I ask Tenzinny why they do this and he tells me that they do it so that wherever they may go after death, there will be light.
He also adds that Potala has more than 1000 rooms of which only 18 are open to the public today.
Some people look at us with curiosity, some kids encourage each other to practice their English and spontaneously greet us “goodmorning!”. Anthony and I look at each other and smile.
We continue our trip with visiting Jokhang Temple and the Barkhor area, which is the oldest shopping street of Lhasa. We can’t resist and buy prayer flags.
We see the same phenomena we saw earlier: people walking around the monastery to purify their sins. We decide to join them for a while.
Dec. 31st: Sera and Drepung Monastery
Both monasteries are learning centers for monks. We witnessed a philosophical discussion in the ‘Debating Courtyard’ where they challenge each other on their knowledge of the Holy Scriptures.
At one point in history, Drepung Monastery used to house 10 000 monks. We were very blessed to see and hear monks chant during a ceremony in the assembly hall of Sera, the same way that monks have been doing it in the past hundreds of years. The views are incredible here as well.

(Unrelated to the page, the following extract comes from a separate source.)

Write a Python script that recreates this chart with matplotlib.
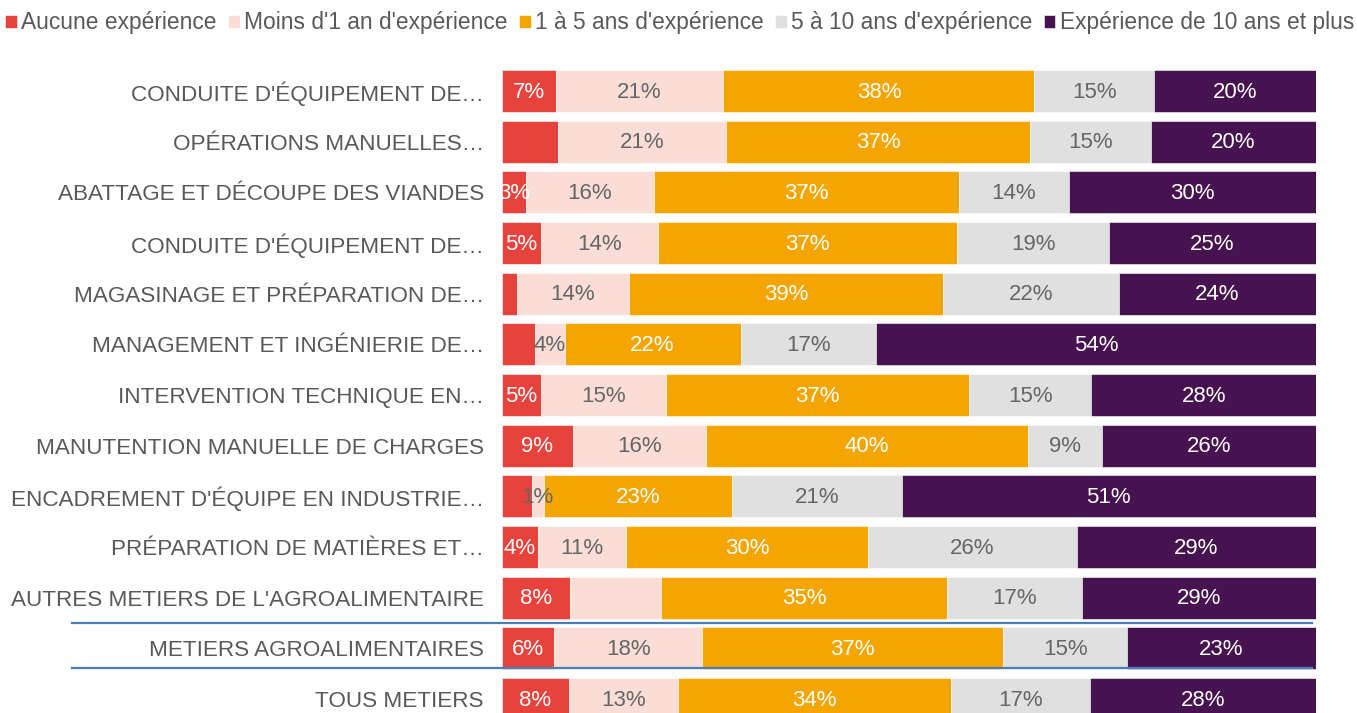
import matplotlib.pyplot as plt
import numpy as np

# Catégories (de haut en bas)
metiers = ["CONDUITE D'ÉQUIPEMENT DE…",
           "OPÉRATIONS MANUELLES…",
           "ABATTAGE ET DÉCOUPE DES VIANDES",
           "CONDUITE D'ÉQUIPEMENT DE…",
           "MAGASINAGE ET PRÉPARATION DE…",
           "MANAGEMENT ET INGÉNIERIE DE…",
           "INTERVENTION TECHNIQUE EN…",
           "MANUTENTION MANUELLE DE CHARGES",
           "ENCADREMENT D'ÉQUIPE EN INDUSTRIE…",
           "PRÉPARATION DE MATIÈRES ET…",
           "AUTRES METIERS DE L'AGROALIMENTAIRE",
           "METIERS AGROALIMENTAIRES",
           "TOUS METIERS"]

# Parts en % par niveau d'expérience
aucune     = [6.6, 6.9, 2.9, 4.8, 1.8, 4.1, 4.8, 8.7, 3.7, 4.4, 8.4, 6.4, 8.2]
moins_1an  = [20.6, 20.6, 15.8, 14.4, 13.8, 3.6, 15.4, 16.3, 1.4, 10.8, 11.1, 18.2, 13.4]
de_1_a_5   = [38.2, 37.4, 37.4, 36.7, 38.6, 21.6, 37.2, 39.6, 23.2, 29.8, 35.2, 37.0, 33.6]
de_5_a_10  = [14.7, 14.8, 13.6, 18.7, 21.6, 16.6, 15.0, 9.1, 20.8, 25.6, 16.6, 15.2, 17.0]
plus_10    = [19.9, 20.3, 30.3, 25.4, 24.2, 54.1, 27.6, 26.3, 50.9, 29.4, 28.7, 23.2, 27.8]

series = ['Aucune expérience', "Moins d'1 an d'expérience", "1 à 5 ans d'expérience",
          "5 à 10 ans d'expérience", 'Expérience de 10 ans et plus']
couleurs = ['#E8423D', '#FADDD6', '#F5A500', '#E0E0E0', '#46124F']
couleurs_texte = ['white', '#666666', 'white', '#666666', 'white']

# Étiquettes masquées (ligne, série)
masquer = [(1, 0), (4, 0), (5, 0), (8, 0), (10, 1)]

plt.rcParams['font.family'] = ['Liberation Sans', 'DejaVu Sans']

fig = plt.figure(figsize=(13.57, 7.13), dpi=100)
ax = fig.add_axes([502 / 1357, 0, 814 / 1357, 653 / 713])

valeurs = [aucune, moins_1an, de_1_a_5, de_5_a_10, plus_10]
y = np.arange(len(metiers))
gauche = np.zeros(len(metiers))
for j, (vals, nom) in enumerate(zip(valeurs, series)):
    vals = np.array(vals)
    ax.barh(y, vals, left=gauche, height=0.83, color=couleurs[j], label=nom,
            edgecolor='white', linewidth=0.4)
    for i, v in enumerate(vals):
        if (i, j) in masquer:
            continue
        ax.text(gauche[i] + v / 2, y[i] + 0.02, f"{round(v):.0f}%", ha='center', va='center',
                fontsize=16, color=couleurs_texte[j])
    gauche += vals

ax.set_xlim(0, 100)
ax.set_ylim(12.276, -0.612)
ax.set_yticks(y)
ax.set_yticklabels(metiers, fontsize=16.2, color='#595959')
ax.tick_params(axis='y', length=0, pad=13)
ax.set_xticks([])
for s in ax.spines.values():
    s.set_visible(False)

# Lignes bleues autour de METIERS AGROALIMENTAIRES
trans = ax.get_yaxis_transform()
for yl in [10.5, 11.39]:
    ax.plot([-0.528, 0.995], [yl, yl], color='#4A7EBB', linewidth=1.6,
            transform=trans, clip_on=False, zorder=5)

fig.legend(loc='center', bbox_to_anchor=(0.501, 0.968), ncol=5, frameon=False,
           fontsize=16.4, handlelength=0.5, handleheight=0.5, handletextpad=0.2,
           columnspacing=0.5, labelcolor='#595959', borderpad=0.1)

plt.savefig('out.png', dpi=100)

As we make our way around the monastery, and monasteries are like villages here, I ask Tenzinny where he has travelled to, but to my surprise, he told me that Tibetans are not allowed to travel. He has never been outside of Tibet.
This broke my heart. Our passports are gold. I can’t imagine that travelling is not a given right but a privilege. I instantly quietly vow to myself to spread more awareness about the beauty of Tibet and to encourage people to visit Tibet; since Tibetans can’t go to the rest of the world, the world owes it to Tibet to come and visit. Tenzinny is not upset; his face is calm and he expresses his hope that one day his daughter might be allowed to travel. I only feel a deep respect.
Before this trip, I wanted to explore Buddhism to prepare and understand the Tibetans’ way of life. If you’re interested, I strongly recommend “The things you can see only when you slow down”. by Haemin Sumin who is a Zen Buddhist teacher. It will be a mindopener (eyeopener just doesn’t cut it.)